Challenge :: Copy out the entries in full and with complete accuracy; pictures are excluded.

(Rows from a dataset of charts and code)
________________________________________
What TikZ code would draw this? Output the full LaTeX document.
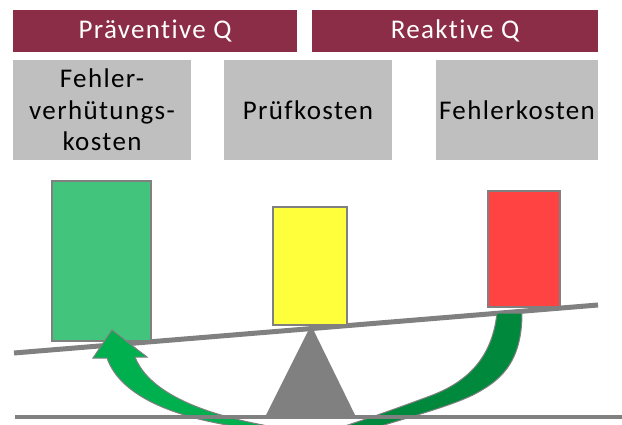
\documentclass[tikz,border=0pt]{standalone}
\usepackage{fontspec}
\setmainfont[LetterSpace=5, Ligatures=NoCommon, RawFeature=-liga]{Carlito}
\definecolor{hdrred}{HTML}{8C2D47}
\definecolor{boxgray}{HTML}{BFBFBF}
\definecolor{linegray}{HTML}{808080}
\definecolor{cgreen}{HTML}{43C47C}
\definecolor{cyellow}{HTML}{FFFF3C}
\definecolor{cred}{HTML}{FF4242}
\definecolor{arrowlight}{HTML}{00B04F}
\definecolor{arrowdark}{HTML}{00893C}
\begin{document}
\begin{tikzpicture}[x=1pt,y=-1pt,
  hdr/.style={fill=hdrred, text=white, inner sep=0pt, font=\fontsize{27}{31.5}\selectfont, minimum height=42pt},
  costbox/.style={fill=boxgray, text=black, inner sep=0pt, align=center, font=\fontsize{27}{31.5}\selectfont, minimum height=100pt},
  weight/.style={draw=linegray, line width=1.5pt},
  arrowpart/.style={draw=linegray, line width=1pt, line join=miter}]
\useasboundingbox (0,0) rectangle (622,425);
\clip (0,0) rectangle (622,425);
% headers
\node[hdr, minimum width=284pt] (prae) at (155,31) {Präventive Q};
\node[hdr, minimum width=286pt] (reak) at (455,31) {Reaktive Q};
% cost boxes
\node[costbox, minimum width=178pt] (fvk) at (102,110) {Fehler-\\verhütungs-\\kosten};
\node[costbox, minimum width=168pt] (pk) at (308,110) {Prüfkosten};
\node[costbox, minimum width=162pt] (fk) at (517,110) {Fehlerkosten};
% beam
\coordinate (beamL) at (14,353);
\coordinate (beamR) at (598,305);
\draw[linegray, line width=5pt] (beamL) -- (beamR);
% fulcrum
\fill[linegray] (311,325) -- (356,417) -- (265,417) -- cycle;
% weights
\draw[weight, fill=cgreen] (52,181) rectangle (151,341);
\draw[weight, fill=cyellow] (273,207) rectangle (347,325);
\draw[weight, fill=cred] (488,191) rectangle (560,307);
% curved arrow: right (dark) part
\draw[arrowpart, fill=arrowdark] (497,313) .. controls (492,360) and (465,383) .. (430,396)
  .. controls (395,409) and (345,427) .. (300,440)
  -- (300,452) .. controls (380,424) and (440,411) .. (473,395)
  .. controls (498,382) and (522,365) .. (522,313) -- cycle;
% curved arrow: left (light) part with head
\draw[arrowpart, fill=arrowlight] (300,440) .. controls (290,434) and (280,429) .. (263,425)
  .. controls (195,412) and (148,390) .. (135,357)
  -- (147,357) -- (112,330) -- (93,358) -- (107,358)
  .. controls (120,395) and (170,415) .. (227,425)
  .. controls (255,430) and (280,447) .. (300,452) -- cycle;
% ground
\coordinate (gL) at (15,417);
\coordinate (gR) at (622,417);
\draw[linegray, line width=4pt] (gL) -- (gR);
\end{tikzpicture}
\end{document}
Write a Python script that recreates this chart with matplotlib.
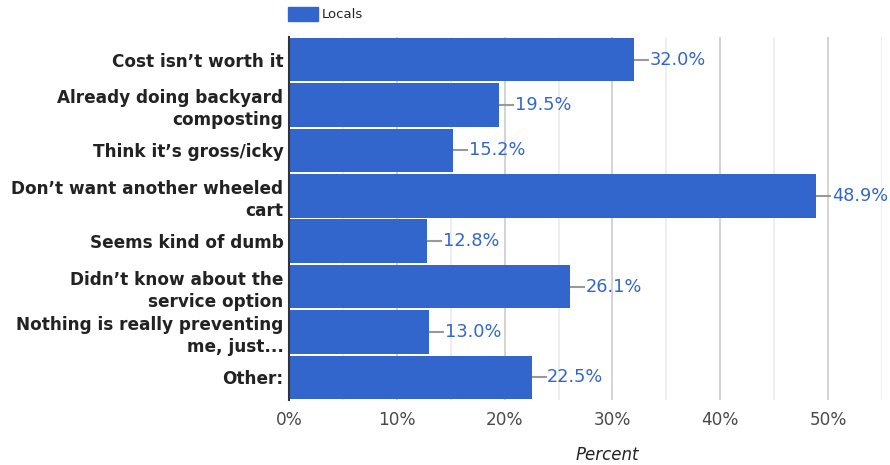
________________________________________
Result below ::
What TikZ code would draw this? Output the full LaTeX document.
\documentclass[tikz,border=0pt]{standalone}
\usepackage{fontspec}
\setmainfont[LetterSpace=5, Ligatures=NoCommon, RawFeature=-liga]{Carlito}
\definecolor{hdrred}{HTML}{8C2D47}
\definecolor{boxgray}{HTML}{BFBFBF}
\definecolor{linegray}{HTML}{808080}
\definecolor{cgreen}{HTML}{43C47C}
\definecolor{cyellow}{HTML}{FFFF3C}
\definecolor{cred}{HTML}{FF4242}
\definecolor{arrowlight}{HTML}{00B04F}
\definecolor{arrowdark}{HTML}{00893C}
\begin{document}
\begin{tikzpicture}[x=1pt,y=-1pt,
  hdr/.style={fill=hdrred, text=white, inner sep=0pt, font=\fontsize{27}{31.5}\selectfont, minimum height=42pt},
  costbox/.style={fill=boxgray, text=black, inner sep=0pt, align=center, font=\fontsize{27}{31.5}\selectfont, minimum height=100pt},
  weight/.style={draw=linegray, line width=1.5pt},
  arrowpart/.style={draw=linegray, line width=1pt, line join=miter}]
\useasboundingbox (0,0) rectangle (622,425);
\clip (0,0) rectangle (622,425);
% headers
\node[hdr, minimum width=284pt] (prae) at (155,31) {Präventive Q};
\node[hdr, minimum width=286pt] (reak) at (455,31) {Reaktive Q};
% cost boxes
\node[costbox, minimum width=178pt] (fvk) at (102,110) {Fehler-\\verhütungs-\\kosten};
\node[costbox, minimum width=168pt] (pk) at (308,110) {Prüfkosten};
\node[costbox, minimum width=162pt] (fk) at (517,110) {Fehlerkosten};
% beam
\coordinate (beamL) at (14,353);
\coordinate (beamR) at (598,305);
\draw[linegray, line width=5pt] (beamL) -- (beamR);
% fulcrum
\fill[linegray] (311,325) -- (356,417) -- (265,417) -- cycle;
% weights
\draw[weight, fill=cgreen] (52,181) rectangle (151,341);
\draw[weight, fill=cyellow] (273,207) rectangle (347,325);
\draw[weight, fill=cred] (488,191) rectangle (560,307);
% curved arrow: right (dark) part
\draw[arrowpart, fill=arrowdark] (497,313) .. controls (492,360) and (465,383) .. (430,396)
  .. controls (395,409) and (345,427) .. (300,440)
  -- (300,452) .. controls (380,424) and (440,411) .. (473,395)
  .. controls (498,382) and (522,365) .. (522,313) -- cycle;
% curved arrow: left (light) part with head
\draw[arrowpart, fill=arrowlight] (300,440) .. controls (290,434) and (280,429) .. (263,425)
  .. controls (195,412) and (148,390) .. (135,357)
  -- (147,357) -- (112,330) -- (93,358) -- (107,358)
  .. controls (120,395) and (170,415) .. (227,425)
  .. controls (255,430) and (280,447) .. (300,452) -- cycle;
% ground
\coordinate (gL) at (15,417);
\coordinate (gR) at (622,417);
\draw[linegray, line width=4pt] (gL) -- (gR);
\end{tikzpicture}
\end{document}
Write a Python script that recreates this chart with matplotlib.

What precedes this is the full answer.